- _What this task involves_
Your copy of the material must match it exactly, except that pictures are dropped.

- _Dataset excerpt_
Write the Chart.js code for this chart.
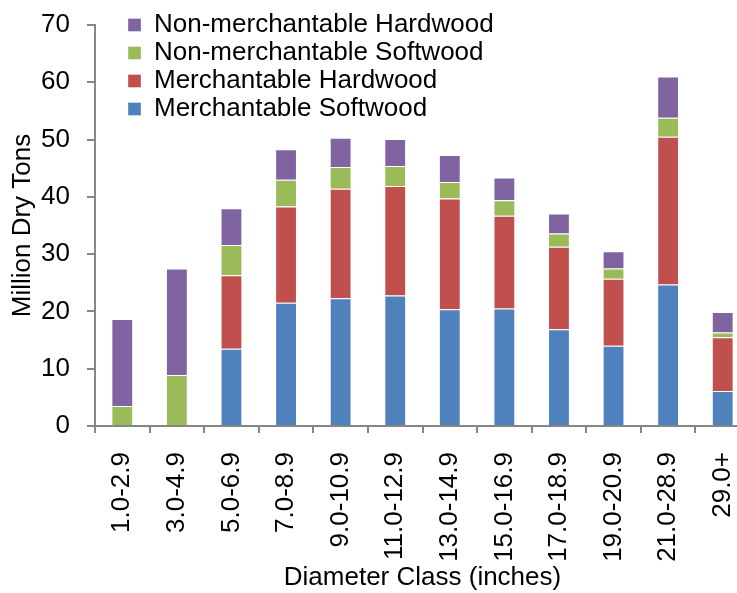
<!DOCTYPE html>
<html>
<head>
<meta charset="utf-8">
<script src="https://cdn.jsdelivr.net/npm/chart.js@4/dist/chart.umd.min.js"></script>
<style>
  html, body { margin: 0; padding: 0; background: #fff; overflow: hidden; }
  #wrap { width: 752px; height: 593px; }
</style>
</head>
<body>
<div id="wrap"><canvas id="bar-chart"></canvas></div>
<script>
const labels = ['1.0-2.9', '3.0-4.9', '5.0-6.9', '7.0-8.9', '9.0-10.9', '11.0-12.9',
  '13.0-14.9', '15.0-16.9', '17.0-18.9', '19.0-20.9', '21.0-28.9', '29.0+']

const merchSoftwood = [0, 0, 13.5, 21.5, 22.3, 22.8, 20.4, 20.5, 16.9, 14.0, 24.7, 6.1]
const merchHardwood = [0, 0, 12.8, 16.8, 19.1, 19.1, 19.3, 16.2, 14.4, 11.7, 25.8, 9.4]
const nonMerchSoftwood = [3.5, 8.9, 5.3, 4.7, 3.8, 3.5, 2.9, 2.7, 2.3, 1.8, 3.3, 0.8]
const nonMerchHardwood = [15.2, 18.6, 6.4, 5.3, 5.1, 4.7, 4.7, 4.0, 3.5, 3.0, 7.2, 3.6]

const axisColor = '#868686'
const font = { family: 'Liberation Sans, Arial, sans-serif', size: 26 }

function series(label, values, color) {
  return {
    label: label,
    data: values,
    backgroundColor: color,
    borderColor: 'rgba(255,255,255,0.35)',
    borderWidth: 1,
    barPercentage: 0.4,
    categoryPercentage: 1,
  }
}

// legend sits partly above the plot, put it where the original has it
const legendShift = {
  id: 'legendShift',
  afterLayout(chart) {
    chart.legend.left = 126
    chart.legend.top = 10
  },
}

const data = {
  labels: labels,
  datasets: [
    series('Merchantable Softwood', merchSoftwood, '#4F81BD'),
    series('Merchantable Hardwood', merchHardwood, '#C0504D'),
    series('Non-merchantable Softwood', nonMerchSoftwood, '#9BBB59'),
    series('Non-merchantable Hardwood', nonMerchHardwood, '#8064A2'),
  ],
}

const config = {
  type: 'bar',
  data: data,
  plugins: [legendShift],
  options: {
    responsive: true,
    maintainAspectRatio: false,
    animation: false,
    layout: { padding: { top: 0, right: 2, left: 2, bottom: 0 } },
    plugins: {
      tooltip: { enabled: false },
      legend: {
        position: 'chartArea',
        align: 'start',
        reverse: true,
        labels: {
          boxWidth: 13,
          boxHeight: 13,
          padding: 2,
          color: '#000',
          font: font,
        },
      },
    },
    scales: {
      x: {
        stacked: true,
        // chart.js reserves tick padding twice, take the spare room back
        afterFit: (scale) => {
          scale.height = 167
          scale.paddingLeft = 0
          scale.paddingRight = 0
        },
        grid: { display: true, drawOnChartArea: false, offset: true, color: axisColor, lineWidth: 2, tickLength: 7 },
        border: { color: axisColor, width: 2 },
        ticks: { color: '#000', font: font, minRotation: 90, maxRotation: 90, padding: 19 },
        title: { display: true, text: 'Diameter Class (inches)', color: '#000', font: font, padding: { top: 0, bottom: 0 } },
      },
      y: {
        stacked: true,
        min: 0,
        max: 70,
        afterFit: (scale) => {
          scale.width = 93
          scale.paddingTop = 25
        },
        grid: { display: true, drawOnChartArea: false, color: axisColor, lineWidth: 2, tickLength: 8 },
        border: { color: axisColor, width: 2 },
        ticks: { stepSize: 10, color: '#000', font: font, padding: 17 },
        title: { display: true, text: 'Million Dry Tons', color: '#000', font: font, padding: { top: 5, bottom: 0 } },
      },
    },
  },
}

const bar_chart = document.getElementById('bar-chart')
const chart = new Chart(bar_chart, config)
</script>
</body>
</html>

- _Problem solution_
Write the Chart.js code for this chart.
<!DOCTYPE html>
<html>
<head>
<meta charset="utf-8">
<script src="https://cdn.jsdelivr.net/npm/chart.js@4/dist/chart.umd.min.js"></script>
<style>
  html, body { margin: 0; padding: 0; background: #fff; overflow: hidden; }
  #wrap { width: 752px; height: 593px; }
</style>
</head>
<body>
<div id="wrap"><canvas id="bar-chart"></canvas></div>
<script>
const labels = ['1.0-2.9', '3.0-4.9', '5.0-6.9', '7.0-8.9', '9.0-10.9', '11.0-12.9',
  '13.0-14.9', '15.0-16.9', '17.0-18.9', '19.0-20.9', '21.0-28.9', '29.0+']

const merchSoftwood = [0, 0, 13.5, 21.5, 22.3, 22.8, 20.4, 20.5, 16.9, 14.0, 24.7, 6.1]
const merchHardwood = [0, 0, 12.8, 16.8, 19.1, 19.1, 19.3, 16.2, 14.4, 11.7, 25.8, 9.4]
const nonMerchSoftwood = [3.5, 8.9, 5.3, 4.7, 3.8, 3.5, 2.9, 2.7, 2.3, 1.8, 3.3, 0.8]
const nonMerchHardwood = [15.2, 18.6, 6.4, 5.3, 5.1, 4.7, 4.7, 4.0, 3.5, 3.0, 7.2, 3.6]

const axisColor = '#868686'
const font = { family: 'Liberation Sans, Arial, sans-serif', size: 26 }

function series(label, values, color) {
  return {
    label: label,
    data: values,
    backgroundColor: color,
    borderColor: 'rgba(255,255,255,0.35)',
    borderWidth: 1,
    barPercentage: 0.4,
    categoryPercentage: 1,
  }
}

// legend sits partly above the plot, put it where the original has it
const legendShift = {
  id: 'legendShift',
  afterLayout(chart) {
    chart.legend.left = 126
    chart.legend.top = 10
  },
}

const data = {
  labels: labels,
  datasets: [
    series('Merchantable Softwood', merchSoftwood, '#4F81BD'),
    series('Merchantable Hardwood', merchHardwood, '#C0504D'),
    series('Non-merchantable Softwood', nonMerchSoftwood, '#9BBB59'),
    series('Non-merchantable Hardwood', nonMerchHardwood, '#8064A2'),
  ],
}

const config = {
  type: 'bar',
  data: data,
  plugins: [legendShift],
  options: {
    responsive: true,
    maintainAspectRatio: false,
    animation: false,
    layout: { padding: { top: 0, right: 2, left: 2, bottom: 0 } },
    plugins: {
      tooltip: { enabled: false },
      legend: {
        position: 'chartArea',
        align: 'start',
        reverse: true,
        labels: {
          boxWidth: 13,
          boxHeight: 13,
          padding: 2,
          color: '#000',
          font: font,
        },
      },
    },
    scales: {
      x: {
        stacked: true,
        // chart.js reserves tick padding twice, take the spare room back
        afterFit: (scale) => {
          scale.height = 167
          scale.paddingLeft = 0
          scale.paddingRight = 0
        },
        grid: { display: true, drawOnChartArea: false, offset: true, color: axisColor, lineWidth: 2, tickLength: 7 },
        border: { color: axisColor, width: 2 },
        ticks: { color: '#000', font: font, minRotation: 90, maxRotation: 90, padding: 19 },
        title: { display: true, text: 'Diameter Class (inches)', color: '#000', font: font, padding: { top: 0, bottom: 0 } },
      },
      y: {
        stacked: true,
        min: 0,
        max: 70,
        afterFit: (scale) => {
          scale.width = 93
          scale.paddingTop = 25
        },
        grid: { display: true, drawOnChartArea: false, color: axisColor, lineWidth: 2, tickLength: 8 },
        border: { color: axisColor, width: 2 },
        ticks: { stepSize: 10, color: '#000', font: font, padding: 17 },
        title: { display: true, text: 'Million Dry Tons', color: '#000', font: font, padding: { top: 5, bottom: 0 } },
      },
    },
  },
}

const bar_chart = document.getElementById('bar-chart')
const chart = new Chart(bar_chart, config)
</script>
</body>
</html>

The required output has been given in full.